The talent myth revisited

  • Have a mind-set focused on growth, not reward
  • Design new strategies to overcome issues found during feedback.
  • design new challenges to help you grow and learn, not gain rewards
  • Embrace failure
  • Fail better next time.
  • But the path to excellence is steep, gruelling, and arduous. Its in inordinarily lengthy, requiring a minimum of 10,000 hours of lung-busting effort to get to the summit. And most importantly of all, to forces voyages to stumble and fall on every single stretch of the journey.
  • Excellence is about  striving for hat is just out of reach and not quite making it. It is about grappling with tasks beyond current limitations and failing short again and again. failure is necessary
  • Build up foundations of necessary failure

The power of words

  • You can be proud of how hard you work. You should be proud of effort. Praise effort
  • Praising intelligence harms their motivation and it harms their performance.
  • Challenges are learning opportunities – design challenges to learn things and receive more feedback.
  • I guess that was too easy. I apologize for wasting your time. Lets do something that you can really learn from.
  • Repetition provides more opportunity to gain invisible knowledge – deep experience knowledge – that why you should do it.
  • hard work is vitally important
  • Failure is an opportunity to improve . Improve with Effort not reward.
  • Show tremendous discipline and take responsibility for your actions.

The garden shed:

  • Identify what you need to grow, design strategies to practise obtaining of striving to obtain this.
  • Design feedback mechanisms and study the results.
  • Update the strategies to try gain deeper knowledge.

The placebo effect

  • Potency: Passion, concentration, belief and will
  • believe in something wholeheartedly
  • All that matters is what you believe
  • If you expect the best, you create the conditions that produce the desired results.

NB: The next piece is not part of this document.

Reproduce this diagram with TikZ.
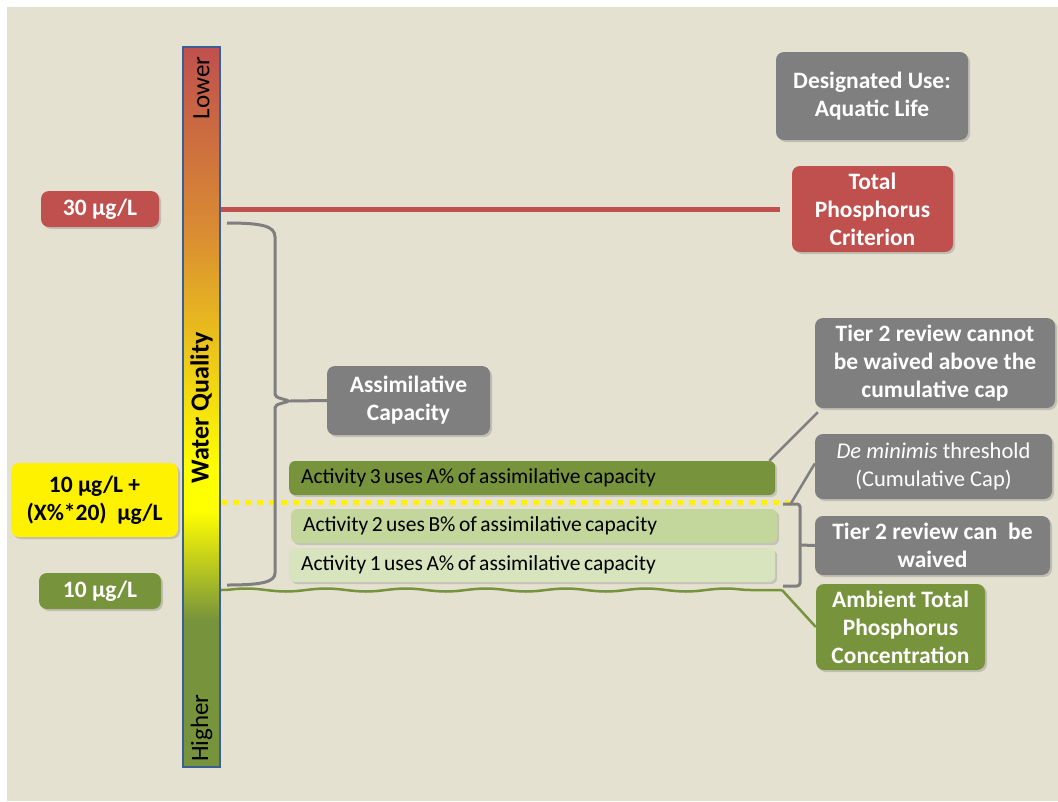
\documentclass[tikz,border=0pt]{standalone}
\usepackage{fontspec}
\setmainfont{Carlito}
\usetikzlibrary{shadows,decorations.pathmorphing}
\definecolor{sand}{HTML}{E4E1D1}
\definecolor{crimson}{HTML}{C0504D}
\definecolor{slate}{HTML}{7F7F7F}
\definecolor{olive}{HTML}{77933C}
\definecolor{pale}{HTML}{C3D69B}
\definecolor{paler}{HTML}{D7E4BD}
\definecolor{barblue}{HTML}{3A5F94}
\definecolor{orangey}{HTML}{D98B33}
\newcommand{\tightspaces}{\spaceskip=3.5pt plus 1pt\relax}
\pgfdeclareverticalshading{quality}{100bp}{color(0bp)=(olive); color(35.2bp)=(olive);
  color(42.8bp)=(yellow); color(45.6bp)=(yellow); color(62.3bp)=(orangey);
  color(75bp)=(crimson); color(100bp)=(crimson)}
\tikzset{
  tag/.style={rounded corners=8pt, align=center, inner sep=0pt, text=white,
    font=\fontsize{23.5}{28}\selectfont\bfseries,
    drop shadow={shadow xshift=2pt, shadow yshift=-2pt, opacity=0.35}},
  activity/.style={rounded corners=6pt, anchor=west, align=left, inner xsep=12pt,
    inner ysep=0pt, minimum height=34pt, text width=462pt,
    font=\fontsize{21.5}{24}\selectfont, execute at begin node=\tightspaces,
    drop shadow={shadow xshift=2pt, shadow yshift=-2pt, opacity=0.3}},
  brace/.style={draw=slate, line width=3pt, rounded corners=3pt},
}
\begin{document}
\begin{tikzpicture}[x=1pt,y=-1pt]
\useasboundingbox (0,0) rectangle (1058,801);
\fill[sand] (7,7) rectangle (1058,801);

% water quality bar
\node[draw=barblue, line width=2pt, shading=quality, minimum width=37pt,
  minimum height=720pt, inner sep=0pt] (bar) at (201.5,407) {};
\node[rotate=90, font=\fontsize{25}{28}\selectfont] (lower) at (201.5,88) {Lower};
\node[rotate=90, font=\fontsize{25}{28}\selectfont] (higher) at (201.5,728) {Higher};
\node[rotate=90, font=\fontsize{26}{28}\selectfont\bfseries] (wq) at (201.5,408) {Water Quality};

% levels
\node[tag, fill=crimson, minimum width=118pt, minimum height=36pt] (t30) at (100,209) {30 µg/L};
\node[tag, fill=yellow, text=black, minimum width=167pt, minimum height=74pt] (tcap) at (94.5,500)
  {10 µg/L +\\(X\%*20)~ µg/L};
\node[tag, fill=olive, minimum width=122pt, minimum height=36pt] (t10) at (100,591) {10 µg/L};

% right hand notes
\node[tag, fill=slate, minimum width=192pt, minimum height=88pt] (use) at (872,96)
  {Designated Use:\\Aquatic Life};
\node[tag, fill=crimson, minimum width=161pt, minimum height=86pt] (crit) at (872.5,209)
  {Total\\Phosphorus\\Criterion};
\node[tag, fill=slate, minimum width=163pt, minimum height=69pt] (assim) at (408.5,400.5)
  {Assimilative\\Capacity};
\node[tag, fill=slate, minimum width=240pt, minimum height=90pt] (cannot) at (935,363)
  {Tier 2 review cannot\\be waived above the\\cumulative cap};
\node[tag, fill=slate, minimum width=237pt, minimum height=65pt,
  font=\fontsize{22.5}{28}\selectfont] (demin) at (933.5,466.5)
  {\textit{De minimis} threshold\\(Cumulative Cap)};
\node[tag, fill=slate, minimum width=235pt, minimum height=59pt] (waived) at (932.5,545.5)
  {Tier 2 review can~ be\\waived};
\node[tag, fill=olive, minimum width=169pt, minimum height=86pt] (ambient) at (900.5,627)
  {Ambient Total\\Phosphorus\\Concentration};

% activities
\node[activity, fill=olive] (act3) at (289,478) {Activity 3 uses A\% of assimilative capacity};
\node[activity, fill=pale] (act2) at (291,526) {Activity 2 uses B\% of assimilative capacity};
\node[activity, fill=paler] (act1) at (289,565) {Activity 1 uses A\% of assimilative capacity};

% criterion line
\coordinate (critend) at (780,209);
\draw[crimson, line width=5pt] (bar.east |- critend) -- (critend);

% cumulative cap
\coordinate (capend) at (790,502);
\draw[yellow, line width=5pt, dash pattern=on 6pt off 6pt] (bar.east |- capend) -- (capend);

% ambient concentration
\coordinate (ambend) at (782,590);
\draw[olive, line width=2.5pt, decorate, decoration={snake, segment length=80pt, amplitude=1.5pt}]
  (bar.east |- ambend) -- (ambend);
\draw[olive, line width=2.5pt] (ambend) -- (ambient.west);

% braces
\coordinate (tip) at (290,401);
\draw[brace] (227,223) .. controls (262,223) and (275,226) .. (275,240) -- (275,388)
  .. controls (275,397) .. (tip) .. controls (275,405) .. (275,414) -- (275,570)
  .. controls (275,582) and (262,585) .. (227,585);
\draw[slate, line width=3pt] (tip) -- (assim.west);
\coordinate (rtip) at (800,545);
\draw[brace] (783,504) -- (800,504) -- (800,586) -- (783,586);
\draw[slate, line width=3pt] (rtip) -- (waived.west);

% pointers
\draw[slate, line width=2.5pt] ([xshift=-6pt]act3.north east) -- ([xshift=3pt,yshift=-4pt]cannot.south west);
\draw[slate, line width=2.5pt] ([yshift=-3pt]capend) -- ([yshift=3pt]demin.west);
\end{tikzpicture}
\end{document}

Positivity.
  • Build a conviction in ones capacity to achieve.
  • eliminate doubt with a variety of mental techniques
  • The true professional in every field performs from a base of solid faith in his potential to act successfully. He doesn't listen to self doubt .
  • use positive imagery: examples are where I have succeeded in the past etc.

Irrational optimism:

  • Doubt is poison so is uncertainty.
  • Preserver, trust yourself and your reasons.

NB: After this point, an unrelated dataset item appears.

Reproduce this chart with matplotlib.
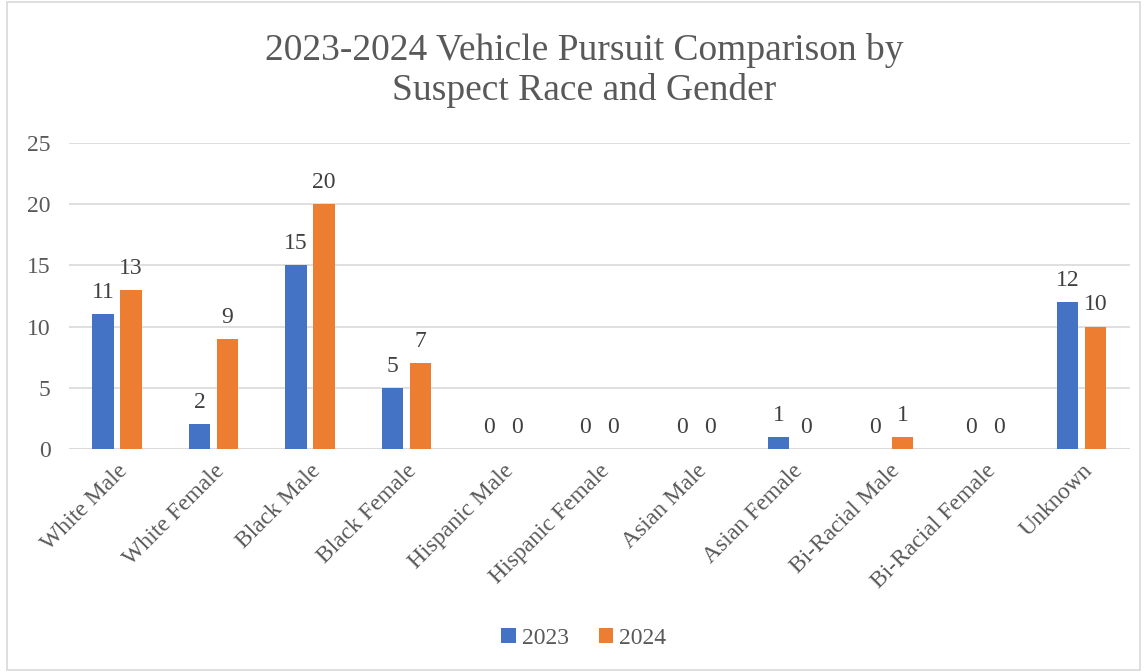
import numpy as np
import matplotlib
matplotlib.use("Agg")
import matplotlib.pyplot as plt
from matplotlib.patches import Rectangle

categories = ["White Male", "White Female", "Black Male", "Black Female",
              "Hispanic Male", "Hispanic Female", "Asian Male", "Asian Female",
              "Bi-Racial Male", "Bi-Racial Female", "Unknown"]
vals_2023 = [11, 2, 15, 5, 0, 0, 0, 1, 0, 0, 12]
vals_2024 = [13, 9, 20, 7, 0, 0, 0, 0, 1, 0, 10]

plt.rcParams['font.family'] = ['Liberation Serif', 'DejaVu Serif']
grey = '#595959'

fig = plt.figure(figsize=(11.45, 6.72), dpi=100)
fig.patches.append(Rectangle((0.006, 0.003), 0.99, 0.994, transform=fig.transFigure,
                             fill=False, edgecolor='#d9d9d9', linewidth=1.2))
ax = fig.add_axes([0.060, 0.332, 0.927, 0.455])

x = np.arange(len(categories))
w = 0.22
off = 0.145
b1 = ax.bar(x - off, vals_2023, w, color='#4472c4', label='2023', zorder=3)
b2 = ax.bar(x + off, vals_2024, w, color='#ed7d31', label='2024', zorder=3)

for bars in (b1, b2):
    ax.bar_label(bars, padding=8, fontsize=17, color='#404040')

ax.set_xlim(-0.5, len(categories) - 0.5)
ax.set_ylim(0, 25)
ax.set_yticks(range(0, 26, 5))
ax.yaxis.grid(True, color='#d9d9d9', linewidth=1.2, zorder=0)
ax.set_axisbelow(True)
for s in ax.spines.values():
    s.set_visible(False)
ax.axhline(0, color='#d9d9d9', linewidth=1.2, zorder=2)
ax.tick_params(axis='both', length=0, labelsize=17, labelcolor=grey)
ax.tick_params(axis='y', pad=13)
ax.set_xticks(x)
ax.set_xticklabels(categories, rotation=45, ha='right', rotation_mode='anchor')
ax.tick_params(axis='x', pad=8)

fig.text(0.51, 0.895, "2023-2024 Vehicle Pursuit Comparison by\nSuspect Race and Gender",
         ha='center', va='center', fontsize=27, color=grey, linespacing=1.2)

fig.legend(loc='center', bbox_to_anchor=(0.51, 0.05), ncol=2, frameon=False,
           fontsize=17, labelcolor=grey, handlelength=0.6, handleheight=0.6,
           handletextpad=0.25, columnspacing=1.3)

fig.savefig('out.png', dpi=100)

A physiological conclusion

  • Irrational beliefs can boost performance, provided they are held with sufficient conviction

The curse of choking

  • let learned automation and experience and knowledge take control in pressure situations.
  • If you monitor explicit skills that would otherwise be dealt with automatically by our implicit knowledge base, you choke and focus too much on the one thing.

Baseball rituals and pigeons:

  • A state of mind can be brought about positive reinforcement – thing you did that made you do good and feel good – rituals.
  • To travel hopefully is a better thing than to arrive. Robert Louis Stevenson

I will probably be revisiting the themes in this book moving forward to extract details on how to apply these themes to my own life.